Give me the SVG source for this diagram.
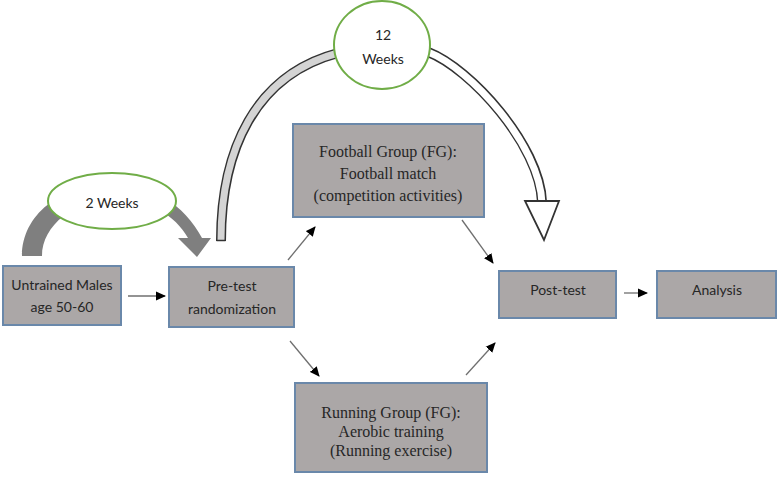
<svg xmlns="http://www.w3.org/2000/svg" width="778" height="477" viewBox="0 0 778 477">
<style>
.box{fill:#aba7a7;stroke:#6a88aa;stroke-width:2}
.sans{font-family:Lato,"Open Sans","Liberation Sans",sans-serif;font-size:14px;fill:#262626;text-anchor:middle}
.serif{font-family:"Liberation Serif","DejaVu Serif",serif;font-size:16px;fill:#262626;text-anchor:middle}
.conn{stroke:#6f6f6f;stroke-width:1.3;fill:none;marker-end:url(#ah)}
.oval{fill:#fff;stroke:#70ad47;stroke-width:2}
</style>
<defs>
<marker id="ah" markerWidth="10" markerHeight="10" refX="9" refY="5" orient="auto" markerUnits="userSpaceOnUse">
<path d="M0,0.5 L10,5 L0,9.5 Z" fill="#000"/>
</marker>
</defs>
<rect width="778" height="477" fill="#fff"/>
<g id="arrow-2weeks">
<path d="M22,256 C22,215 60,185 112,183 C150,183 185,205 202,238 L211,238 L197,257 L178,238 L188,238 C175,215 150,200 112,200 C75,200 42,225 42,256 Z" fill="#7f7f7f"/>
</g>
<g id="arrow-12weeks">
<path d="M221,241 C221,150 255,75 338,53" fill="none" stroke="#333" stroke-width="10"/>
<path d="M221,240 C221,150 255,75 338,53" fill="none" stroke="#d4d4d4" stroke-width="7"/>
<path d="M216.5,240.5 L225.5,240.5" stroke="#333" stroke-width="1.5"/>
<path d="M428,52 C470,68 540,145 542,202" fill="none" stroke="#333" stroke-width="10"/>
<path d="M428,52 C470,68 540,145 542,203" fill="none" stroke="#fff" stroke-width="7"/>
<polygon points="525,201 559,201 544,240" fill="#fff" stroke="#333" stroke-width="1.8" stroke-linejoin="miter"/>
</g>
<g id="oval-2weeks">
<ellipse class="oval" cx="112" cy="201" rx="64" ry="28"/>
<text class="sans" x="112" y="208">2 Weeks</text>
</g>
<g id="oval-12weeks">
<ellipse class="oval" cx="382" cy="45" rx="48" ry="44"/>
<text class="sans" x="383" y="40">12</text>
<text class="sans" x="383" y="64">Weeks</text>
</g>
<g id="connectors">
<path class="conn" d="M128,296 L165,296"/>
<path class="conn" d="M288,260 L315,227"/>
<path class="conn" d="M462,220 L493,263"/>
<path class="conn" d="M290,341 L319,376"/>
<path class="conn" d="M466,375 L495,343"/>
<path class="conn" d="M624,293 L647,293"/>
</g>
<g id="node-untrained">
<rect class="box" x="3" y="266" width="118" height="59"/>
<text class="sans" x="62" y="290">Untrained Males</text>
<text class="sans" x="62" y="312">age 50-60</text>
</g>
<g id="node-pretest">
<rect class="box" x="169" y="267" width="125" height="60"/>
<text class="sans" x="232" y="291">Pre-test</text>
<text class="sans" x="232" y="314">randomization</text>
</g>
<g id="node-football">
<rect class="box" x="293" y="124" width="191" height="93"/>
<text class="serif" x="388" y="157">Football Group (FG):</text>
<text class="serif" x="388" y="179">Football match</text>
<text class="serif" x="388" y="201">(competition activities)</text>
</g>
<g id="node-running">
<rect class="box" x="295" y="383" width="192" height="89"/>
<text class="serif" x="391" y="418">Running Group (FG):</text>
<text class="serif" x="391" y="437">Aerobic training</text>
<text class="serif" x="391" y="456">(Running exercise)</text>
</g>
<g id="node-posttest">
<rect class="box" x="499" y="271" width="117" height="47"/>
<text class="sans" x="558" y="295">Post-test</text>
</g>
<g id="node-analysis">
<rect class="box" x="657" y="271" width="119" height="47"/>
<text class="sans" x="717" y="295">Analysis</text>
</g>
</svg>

= = = =

Output an exact copy of the material, with the pictures removed.

Expected output:
Give me the SVG source for this diagram.
<svg xmlns="http://www.w3.org/2000/svg" width="778" height="477" viewBox="0 0 778 477">
<style>
.box{fill:#aba7a7;stroke:#6a88aa;stroke-width:2}
.sans{font-family:Lato,"Open Sans","Liberation Sans",sans-serif;font-size:14px;fill:#262626;text-anchor:middle}
.serif{font-family:"Liberation Serif","DejaVu Serif",serif;font-size:16px;fill:#262626;text-anchor:middle}
.conn{stroke:#6f6f6f;stroke-width:1.3;fill:none;marker-end:url(#ah)}
.oval{fill:#fff;stroke:#70ad47;stroke-width:2}
</style>
<defs>
<marker id="ah" markerWidth="10" markerHeight="10" refX="9" refY="5" orient="auto" markerUnits="userSpaceOnUse">
<path d="M0,0.5 L10,5 L0,9.5 Z" fill="#000"/>
</marker>
</defs>
<rect width="778" height="477" fill="#fff"/>
<g id="arrow-2weeks">
<path d="M22,256 C22,215 60,185 112,183 C150,183 185,205 202,238 L211,238 L197,257 L178,238 L188,238 C175,215 150,200 112,200 C75,200 42,225 42,256 Z" fill="#7f7f7f"/>
</g>
<g id="arrow-12weeks">
<path d="M221,241 C221,150 255,75 338,53" fill="none" stroke="#333" stroke-width="10"/>
<path d="M221,240 C221,150 255,75 338,53" fill="none" stroke="#d4d4d4" stroke-width="7"/>
<path d="M216.5,240.5 L225.5,240.5" stroke="#333" stroke-width="1.5"/>
<path d="M428,52 C470,68 540,145 542,202" fill="none" stroke="#333" stroke-width="10"/>
<path d="M428,52 C470,68 540,145 542,203" fill="none" stroke="#fff" stroke-width="7"/>
<polygon points="525,201 559,201 544,240" fill="#fff" stroke="#333" stroke-width="1.8" stroke-linejoin="miter"/>
</g>
<g id="oval-2weeks">
<ellipse class="oval" cx="112" cy="201" rx="64" ry="28"/>
<text class="sans" x="112" y="208">2 Weeks</text>
</g>
<g id="oval-12weeks">
<ellipse class="oval" cx="382" cy="45" rx="48" ry="44"/>
<text class="sans" x="383" y="40">12</text>
<text class="sans" x="383" y="64">Weeks</text>
</g>
<g id="connectors">
<path class="conn" d="M128,296 L165,296"/>
<path class="conn" d="M288,260 L315,227"/>
<path class="conn" d="M462,220 L493,263"/>
<path class="conn" d="M290,341 L319,376"/>
<path class="conn" d="M466,375 L495,343"/>
<path class="conn" d="M624,293 L647,293"/>
</g>
<g id="node-untrained">
<rect class="box" x="3" y="266" width="118" height="59"/>
<text class="sans" x="62" y="290">Untrained Males</text>
<text class="sans" x="62" y="312">age 50-60</text>
</g>
<g id="node-pretest">
<rect class="box" x="169" y="267" width="125" height="60"/>
<text class="sans" x="232" y="291">Pre-test</text>
<text class="sans" x="232" y="314">randomization</text>
</g>
<g id="node-football">
<rect class="box" x="293" y="124" width="191" height="93"/>
<text class="serif" x="388" y="157">Football Group (FG):</text>
<text class="serif" x="388" y="179">Football match</text>
<text class="serif" x="388" y="201">(competition activities)</text>
</g>
<g id="node-running">
<rect class="box" x="295" y="383" width="192" height="89"/>
<text class="serif" x="391" y="418">Running Group (FG):</text>
<text class="serif" x="391" y="437">Aerobic training</text>
<text class="serif" x="391" y="456">(Running exercise)</text>
</g>
<g id="node-posttest">
<rect class="box" x="499" y="271" width="117" height="47"/>
<text class="sans" x="558" y="295">Post-test</text>
</g>
<g id="node-analysis">
<rect class="box" x="657" y="271" width="119" height="47"/>
<text class="sans" x="717" y="295">Analysis</text>
</g>
</svg>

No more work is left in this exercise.